══ DATA SEGMENT

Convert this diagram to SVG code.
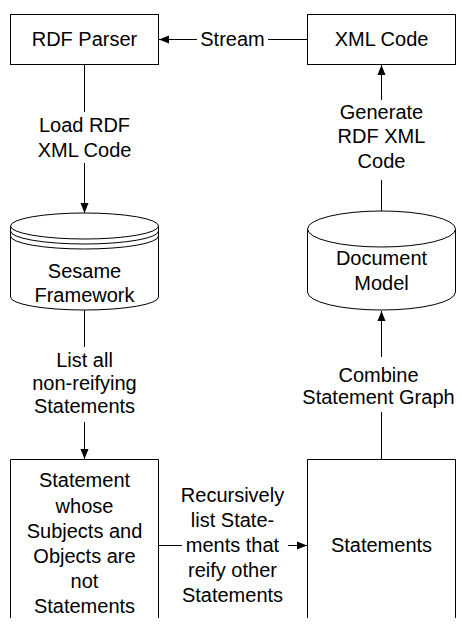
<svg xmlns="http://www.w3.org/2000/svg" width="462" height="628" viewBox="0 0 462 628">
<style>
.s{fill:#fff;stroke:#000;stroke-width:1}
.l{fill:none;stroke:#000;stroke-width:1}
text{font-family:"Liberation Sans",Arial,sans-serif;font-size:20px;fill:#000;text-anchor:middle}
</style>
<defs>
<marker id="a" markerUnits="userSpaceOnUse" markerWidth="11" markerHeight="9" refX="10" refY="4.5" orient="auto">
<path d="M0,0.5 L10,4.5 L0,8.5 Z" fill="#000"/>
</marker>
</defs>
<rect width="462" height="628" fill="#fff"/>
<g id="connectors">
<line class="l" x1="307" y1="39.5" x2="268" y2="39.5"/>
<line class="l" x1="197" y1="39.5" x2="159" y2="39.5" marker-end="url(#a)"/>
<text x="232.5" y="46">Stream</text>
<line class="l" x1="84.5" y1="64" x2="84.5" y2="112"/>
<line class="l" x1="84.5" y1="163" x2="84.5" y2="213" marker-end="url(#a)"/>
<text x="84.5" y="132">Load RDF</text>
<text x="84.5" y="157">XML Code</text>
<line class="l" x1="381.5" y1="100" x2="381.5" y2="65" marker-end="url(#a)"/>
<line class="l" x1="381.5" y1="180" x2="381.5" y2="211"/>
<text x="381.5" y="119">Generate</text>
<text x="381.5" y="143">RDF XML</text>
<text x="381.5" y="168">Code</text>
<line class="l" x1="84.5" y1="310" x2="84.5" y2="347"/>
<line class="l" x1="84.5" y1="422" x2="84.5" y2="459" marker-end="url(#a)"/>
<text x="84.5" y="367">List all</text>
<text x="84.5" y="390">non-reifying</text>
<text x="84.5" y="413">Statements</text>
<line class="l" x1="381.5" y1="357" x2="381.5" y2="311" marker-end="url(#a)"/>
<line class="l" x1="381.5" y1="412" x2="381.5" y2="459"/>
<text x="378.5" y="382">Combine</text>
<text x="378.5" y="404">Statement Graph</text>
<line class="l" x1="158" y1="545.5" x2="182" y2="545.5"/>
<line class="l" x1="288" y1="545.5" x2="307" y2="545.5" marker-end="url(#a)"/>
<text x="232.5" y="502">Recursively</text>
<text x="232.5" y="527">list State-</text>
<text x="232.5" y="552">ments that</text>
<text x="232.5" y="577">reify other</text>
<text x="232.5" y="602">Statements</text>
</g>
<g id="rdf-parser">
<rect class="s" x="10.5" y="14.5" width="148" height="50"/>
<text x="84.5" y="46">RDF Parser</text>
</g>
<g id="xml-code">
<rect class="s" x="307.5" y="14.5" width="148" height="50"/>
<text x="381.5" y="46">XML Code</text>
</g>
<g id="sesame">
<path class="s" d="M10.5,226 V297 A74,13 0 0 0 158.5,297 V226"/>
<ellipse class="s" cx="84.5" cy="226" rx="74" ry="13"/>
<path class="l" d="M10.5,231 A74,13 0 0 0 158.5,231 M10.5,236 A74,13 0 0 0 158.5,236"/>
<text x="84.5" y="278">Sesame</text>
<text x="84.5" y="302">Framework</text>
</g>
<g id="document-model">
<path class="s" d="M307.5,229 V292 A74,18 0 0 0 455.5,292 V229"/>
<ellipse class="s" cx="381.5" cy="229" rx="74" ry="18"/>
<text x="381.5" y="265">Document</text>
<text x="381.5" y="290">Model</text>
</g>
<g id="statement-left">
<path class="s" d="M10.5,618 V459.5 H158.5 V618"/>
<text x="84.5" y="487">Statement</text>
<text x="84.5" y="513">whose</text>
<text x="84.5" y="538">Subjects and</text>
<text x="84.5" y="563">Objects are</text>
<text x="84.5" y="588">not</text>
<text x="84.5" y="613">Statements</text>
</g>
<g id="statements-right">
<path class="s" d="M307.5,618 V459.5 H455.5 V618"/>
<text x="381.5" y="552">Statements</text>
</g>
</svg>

════

* [TASK PROMPT] Copy every line of the data word for word, omitting the images.

* [RESULT BELOW]
Convert this diagram to SVG code.
<svg xmlns="http://www.w3.org/2000/svg" width="462" height="628" viewBox="0 0 462 628">
<style>
.s{fill:#fff;stroke:#000;stroke-width:1}
.l{fill:none;stroke:#000;stroke-width:1}
text{font-family:"Liberation Sans",Arial,sans-serif;font-size:20px;fill:#000;text-anchor:middle}
</style>
<defs>
<marker id="a" markerUnits="userSpaceOnUse" markerWidth="11" markerHeight="9" refX="10" refY="4.5" orient="auto">
<path d="M0,0.5 L10,4.5 L0,8.5 Z" fill="#000"/>
</marker>
</defs>
<rect width="462" height="628" fill="#fff"/>
<g id="connectors">
<line class="l" x1="307" y1="39.5" x2="268" y2="39.5"/>
<line class="l" x1="197" y1="39.5" x2="159" y2="39.5" marker-end="url(#a)"/>
<text x="232.5" y="46">Stream</text>
<line class="l" x1="84.5" y1="64" x2="84.5" y2="112"/>
<line class="l" x1="84.5" y1="163" x2="84.5" y2="213" marker-end="url(#a)"/>
<text x="84.5" y="132">Load RDF</text>
<text x="84.5" y="157">XML Code</text>
<line class="l" x1="381.5" y1="100" x2="381.5" y2="65" marker-end="url(#a)"/>
<line class="l" x1="381.5" y1="180" x2="381.5" y2="211"/>
<text x="381.5" y="119">Generate</text>
<text x="381.5" y="143">RDF XML</text>
<text x="381.5" y="168">Code</text>
<line class="l" x1="84.5" y1="310" x2="84.5" y2="347"/>
<line class="l" x1="84.5" y1="422" x2="84.5" y2="459" marker-end="url(#a)"/>
<text x="84.5" y="367">List all</text>
<text x="84.5" y="390">non-reifying</text>
<text x="84.5" y="413">Statements</text>
<line class="l" x1="381.5" y1="357" x2="381.5" y2="311" marker-end="url(#a)"/>
<line class="l" x1="381.5" y1="412" x2="381.5" y2="459"/>
<text x="378.5" y="382">Combine</text>
<text x="378.5" y="404">Statement Graph</text>
<line class="l" x1="158" y1="545.5" x2="182" y2="545.5"/>
<line class="l" x1="288" y1="545.5" x2="307" y2="545.5" marker-end="url(#a)"/>
<text x="232.5" y="502">Recursively</text>
<text x="232.5" y="527">list State-</text>
<text x="232.5" y="552">ments that</text>
<text x="232.5" y="577">reify other</text>
<text x="232.5" y="602">Statements</text>
</g>
<g id="rdf-parser">
<rect class="s" x="10.5" y="14.5" width="148" height="50"/>
<text x="84.5" y="46">RDF Parser</text>
</g>
<g id="xml-code">
<rect class="s" x="307.5" y="14.5" width="148" height="50"/>
<text x="381.5" y="46">XML Code</text>
</g>
<g id="sesame">
<path class="s" d="M10.5,226 V297 A74,13 0 0 0 158.5,297 V226"/>
<ellipse class="s" cx="84.5" cy="226" rx="74" ry="13"/>
<path class="l" d="M10.5,231 A74,13 0 0 0 158.5,231 M10.5,236 A74,13 0 0 0 158.5,236"/>
<text x="84.5" y="278">Sesame</text>
<text x="84.5" y="302">Framework</text>
</g>
<g id="document-model">
<path class="s" d="M307.5,229 V292 A74,18 0 0 0 455.5,292 V229"/>
<ellipse class="s" cx="381.5" cy="229" rx="74" ry="18"/>
<text x="381.5" y="265">Document</text>
<text x="381.5" y="290">Model</text>
</g>
<g id="statement-left">
<path class="s" d="M10.5,618 V459.5 H158.5 V618"/>
<text x="84.5" y="487">Statement</text>
<text x="84.5" y="513">whose</text>
<text x="84.5" y="538">Subjects and</text>
<text x="84.5" y="563">Objects are</text>
<text x="84.5" y="588">not</text>
<text x="84.5" y="613">Statements</text>
</g>
<g id="statements-right">
<path class="s" d="M307.5,618 V459.5 H455.5 V618"/>
<text x="381.5" y="552">Statements</text>
</g>
</svg>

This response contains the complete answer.